Direction:
All the data should be repeated exactly. Any image in it is left out.

Data extract:
......

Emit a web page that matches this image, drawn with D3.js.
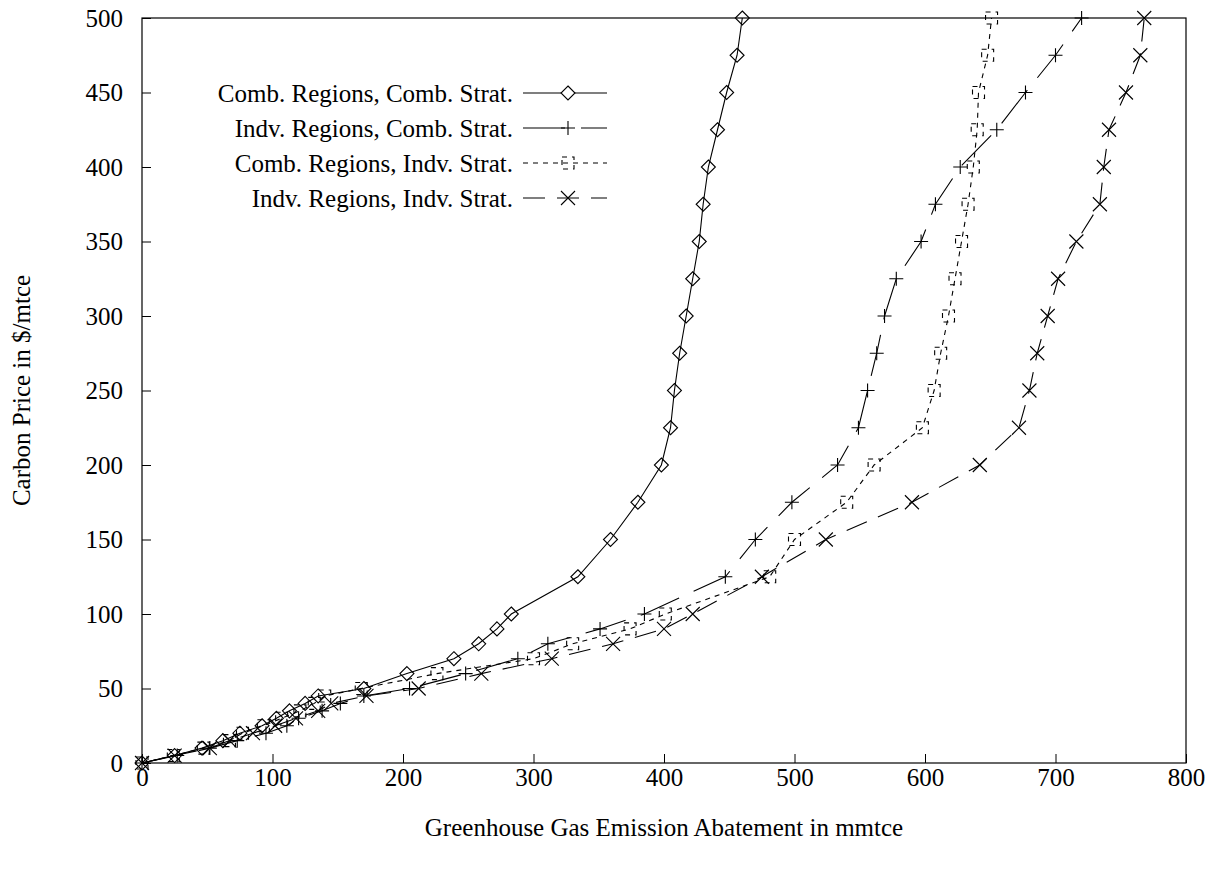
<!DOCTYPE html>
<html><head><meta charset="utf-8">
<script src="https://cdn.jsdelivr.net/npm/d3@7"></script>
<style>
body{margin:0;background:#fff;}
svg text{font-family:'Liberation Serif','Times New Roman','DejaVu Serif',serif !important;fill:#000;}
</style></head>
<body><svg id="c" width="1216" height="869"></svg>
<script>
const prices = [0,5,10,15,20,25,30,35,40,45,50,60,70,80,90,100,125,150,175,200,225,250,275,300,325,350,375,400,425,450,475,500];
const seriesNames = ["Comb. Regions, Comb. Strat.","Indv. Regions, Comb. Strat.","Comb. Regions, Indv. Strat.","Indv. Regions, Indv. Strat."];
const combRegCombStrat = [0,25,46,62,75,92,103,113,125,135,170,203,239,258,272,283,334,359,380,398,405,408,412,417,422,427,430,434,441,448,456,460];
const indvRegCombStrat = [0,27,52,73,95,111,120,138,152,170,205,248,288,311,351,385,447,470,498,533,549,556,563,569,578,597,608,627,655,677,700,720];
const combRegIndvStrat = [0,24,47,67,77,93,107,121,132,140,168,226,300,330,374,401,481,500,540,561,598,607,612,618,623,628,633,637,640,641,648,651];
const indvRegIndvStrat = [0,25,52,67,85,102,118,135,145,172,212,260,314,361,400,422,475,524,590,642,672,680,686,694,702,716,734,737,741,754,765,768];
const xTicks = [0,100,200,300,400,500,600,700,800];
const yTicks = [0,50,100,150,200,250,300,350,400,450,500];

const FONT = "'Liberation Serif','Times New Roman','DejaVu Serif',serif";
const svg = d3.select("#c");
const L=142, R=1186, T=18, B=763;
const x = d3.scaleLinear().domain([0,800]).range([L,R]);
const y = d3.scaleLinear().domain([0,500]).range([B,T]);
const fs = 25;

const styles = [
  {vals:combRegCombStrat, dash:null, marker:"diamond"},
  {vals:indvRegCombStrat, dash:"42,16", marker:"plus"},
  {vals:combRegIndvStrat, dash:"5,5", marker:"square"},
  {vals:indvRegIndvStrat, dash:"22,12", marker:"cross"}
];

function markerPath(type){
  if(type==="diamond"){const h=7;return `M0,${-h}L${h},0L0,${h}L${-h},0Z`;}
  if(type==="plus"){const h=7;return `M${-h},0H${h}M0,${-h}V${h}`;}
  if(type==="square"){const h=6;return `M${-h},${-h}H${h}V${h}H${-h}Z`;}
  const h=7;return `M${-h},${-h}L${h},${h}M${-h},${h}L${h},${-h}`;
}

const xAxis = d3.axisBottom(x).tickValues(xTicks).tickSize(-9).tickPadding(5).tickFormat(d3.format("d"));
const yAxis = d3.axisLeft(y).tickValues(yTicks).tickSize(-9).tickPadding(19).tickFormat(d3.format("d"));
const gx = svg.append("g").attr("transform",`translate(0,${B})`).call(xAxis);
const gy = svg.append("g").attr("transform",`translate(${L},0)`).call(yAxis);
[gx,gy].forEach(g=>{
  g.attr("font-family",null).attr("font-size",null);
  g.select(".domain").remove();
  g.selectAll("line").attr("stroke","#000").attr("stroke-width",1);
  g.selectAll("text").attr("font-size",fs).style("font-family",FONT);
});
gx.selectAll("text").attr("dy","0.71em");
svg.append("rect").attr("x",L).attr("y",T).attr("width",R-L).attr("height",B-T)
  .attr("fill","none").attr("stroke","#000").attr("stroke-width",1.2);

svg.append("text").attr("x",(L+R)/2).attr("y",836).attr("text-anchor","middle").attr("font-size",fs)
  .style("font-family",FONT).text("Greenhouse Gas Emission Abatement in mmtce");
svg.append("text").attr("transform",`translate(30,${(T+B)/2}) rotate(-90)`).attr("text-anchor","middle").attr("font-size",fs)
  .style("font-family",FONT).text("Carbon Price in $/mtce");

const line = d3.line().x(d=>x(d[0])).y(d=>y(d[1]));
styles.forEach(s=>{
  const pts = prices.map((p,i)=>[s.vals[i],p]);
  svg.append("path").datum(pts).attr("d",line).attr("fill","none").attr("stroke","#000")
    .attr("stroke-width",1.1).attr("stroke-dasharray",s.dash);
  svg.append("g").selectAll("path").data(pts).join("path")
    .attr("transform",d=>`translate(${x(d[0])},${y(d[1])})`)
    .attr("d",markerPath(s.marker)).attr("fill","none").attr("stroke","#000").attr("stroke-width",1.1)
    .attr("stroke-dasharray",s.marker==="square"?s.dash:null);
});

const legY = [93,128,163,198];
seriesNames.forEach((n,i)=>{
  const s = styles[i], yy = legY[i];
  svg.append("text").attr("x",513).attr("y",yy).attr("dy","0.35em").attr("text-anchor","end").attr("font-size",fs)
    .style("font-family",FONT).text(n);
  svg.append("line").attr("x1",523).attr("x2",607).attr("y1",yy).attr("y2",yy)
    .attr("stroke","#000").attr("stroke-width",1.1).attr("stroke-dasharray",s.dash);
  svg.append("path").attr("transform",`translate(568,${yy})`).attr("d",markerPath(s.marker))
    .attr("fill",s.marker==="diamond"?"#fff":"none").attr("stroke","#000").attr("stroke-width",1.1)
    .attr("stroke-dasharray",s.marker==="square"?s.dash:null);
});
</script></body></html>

......

Answer to this task:
Emit a web page that matches this image, drawn with D3.js.
<!DOCTYPE html>
<html><head><meta charset="utf-8">
<script src="https://cdn.jsdelivr.net/npm/d3@7"></script>
<style>
body{margin:0;background:#fff;}
svg text{font-family:'Liberation Serif','Times New Roman','DejaVu Serif',serif !important;fill:#000;}
</style></head>
<body><svg id="c" width="1216" height="869"></svg>
<script>
const prices = [0,5,10,15,20,25,30,35,40,45,50,60,70,80,90,100,125,150,175,200,225,250,275,300,325,350,375,400,425,450,475,500];
const seriesNames = ["Comb. Regions, Comb. Strat.","Indv. Regions, Comb. Strat.","Comb. Regions, Indv. Strat.","Indv. Regions, Indv. Strat."];
const combRegCombStrat = [0,25,46,62,75,92,103,113,125,135,170,203,239,258,272,283,334,359,380,398,405,408,412,417,422,427,430,434,441,448,456,460];
const indvRegCombStrat = [0,27,52,73,95,111,120,138,152,170,205,248,288,311,351,385,447,470,498,533,549,556,563,569,578,597,608,627,655,677,700,720];
const combRegIndvStrat = [0,24,47,67,77,93,107,121,132,140,168,226,300,330,374,401,481,500,540,561,598,607,612,618,623,628,633,637,640,641,648,651];
const indvRegIndvStrat = [0,25,52,67,85,102,118,135,145,172,212,260,314,361,400,422,475,524,590,642,672,680,686,694,702,716,734,737,741,754,765,768];
const xTicks = [0,100,200,300,400,500,600,700,800];
const yTicks = [0,50,100,150,200,250,300,350,400,450,500];

const FONT = "'Liberation Serif','Times New Roman','DejaVu Serif',serif";
const svg = d3.select("#c");
const L=142, R=1186, T=18, B=763;
const x = d3.scaleLinear().domain([0,800]).range([L,R]);
const y = d3.scaleLinear().domain([0,500]).range([B,T]);
const fs = 25;

const styles = [
  {vals:combRegCombStrat, dash:null, marker:"diamond"},
  {vals:indvRegCombStrat, dash:"42,16", marker:"plus"},
  {vals:combRegIndvStrat, dash:"5,5", marker:"square"},
  {vals:indvRegIndvStrat, dash:"22,12", marker:"cross"}
];

function markerPath(type){
  if(type==="diamond"){const h=7;return `M0,${-h}L${h},0L0,${h}L${-h},0Z`;}
  if(type==="plus"){const h=7;return `M${-h},0H${h}M0,${-h}V${h}`;}
  if(type==="square"){const h=6;return `M${-h},${-h}H${h}V${h}H${-h}Z`;}
  const h=7;return `M${-h},${-h}L${h},${h}M${-h},${h}L${h},${-h}`;
}

const xAxis = d3.axisBottom(x).tickValues(xTicks).tickSize(-9).tickPadding(5).tickFormat(d3.format("d"));
const yAxis = d3.axisLeft(y).tickValues(yTicks).tickSize(-9).tickPadding(19).tickFormat(d3.format("d"));
const gx = svg.append("g").attr("transform",`translate(0,${B})`).call(xAxis);
const gy = svg.append("g").attr("transform",`translate(${L},0)`).call(yAxis);
[gx,gy].forEach(g=>{
  g.attr("font-family",null).attr("font-size",null);
  g.select(".domain").remove();
  g.selectAll("line").attr("stroke","#000").attr("stroke-width",1);
  g.selectAll("text").attr("font-size",fs).style("font-family",FONT);
});
gx.selectAll("text").attr("dy","0.71em");
svg.append("rect").attr("x",L).attr("y",T).attr("width",R-L).attr("height",B-T)
  .attr("fill","none").attr("stroke","#000").attr("stroke-width",1.2);

svg.append("text").attr("x",(L+R)/2).attr("y",836).attr("text-anchor","middle").attr("font-size",fs)
  .style("font-family",FONT).text("Greenhouse Gas Emission Abatement in mmtce");
svg.append("text").attr("transform",`translate(30,${(T+B)/2}) rotate(-90)`).attr("text-anchor","middle").attr("font-size",fs)
  .style("font-family",FONT).text("Carbon Price in $/mtce");

const line = d3.line().x(d=>x(d[0])).y(d=>y(d[1]));
styles.forEach(s=>{
  const pts = prices.map((p,i)=>[s.vals[i],p]);
  svg.append("path").datum(pts).attr("d",line).attr("fill","none").attr("stroke","#000")
    .attr("stroke-width",1.1).attr("stroke-dasharray",s.dash);
  svg.append("g").selectAll("path").data(pts).join("path")
    .attr("transform",d=>`translate(${x(d[0])},${y(d[1])})`)
    .attr("d",markerPath(s.marker)).attr("fill","none").attr("stroke","#000").attr("stroke-width",1.1)
    .attr("stroke-dasharray",s.marker==="square"?s.dash:null);
});

const legY = [93,128,163,198];
seriesNames.forEach((n,i)=>{
  const s = styles[i], yy = legY[i];
  svg.append("text").attr("x",513).attr("y",yy).attr("dy","0.35em").attr("text-anchor","end").attr("font-size",fs)
    .style("font-family",FONT).text(n);
  svg.append("line").attr("x1",523).attr("x2",607).attr("y1",yy).attr("y2",yy)
    .attr("stroke","#000").attr("stroke-width",1.1).attr("stroke-dasharray",s.dash);
  svg.append("path").attr("transform",`translate(568,${yy})`).attr("d",markerPath(s.marker))
    .attr("fill",s.marker==="diamond"?"#fff":"none").attr("stroke","#000").attr("stroke-width",1.1)
    .attr("stroke-dasharray",s.marker==="square"?s.dash:null);
});
</script></body></html>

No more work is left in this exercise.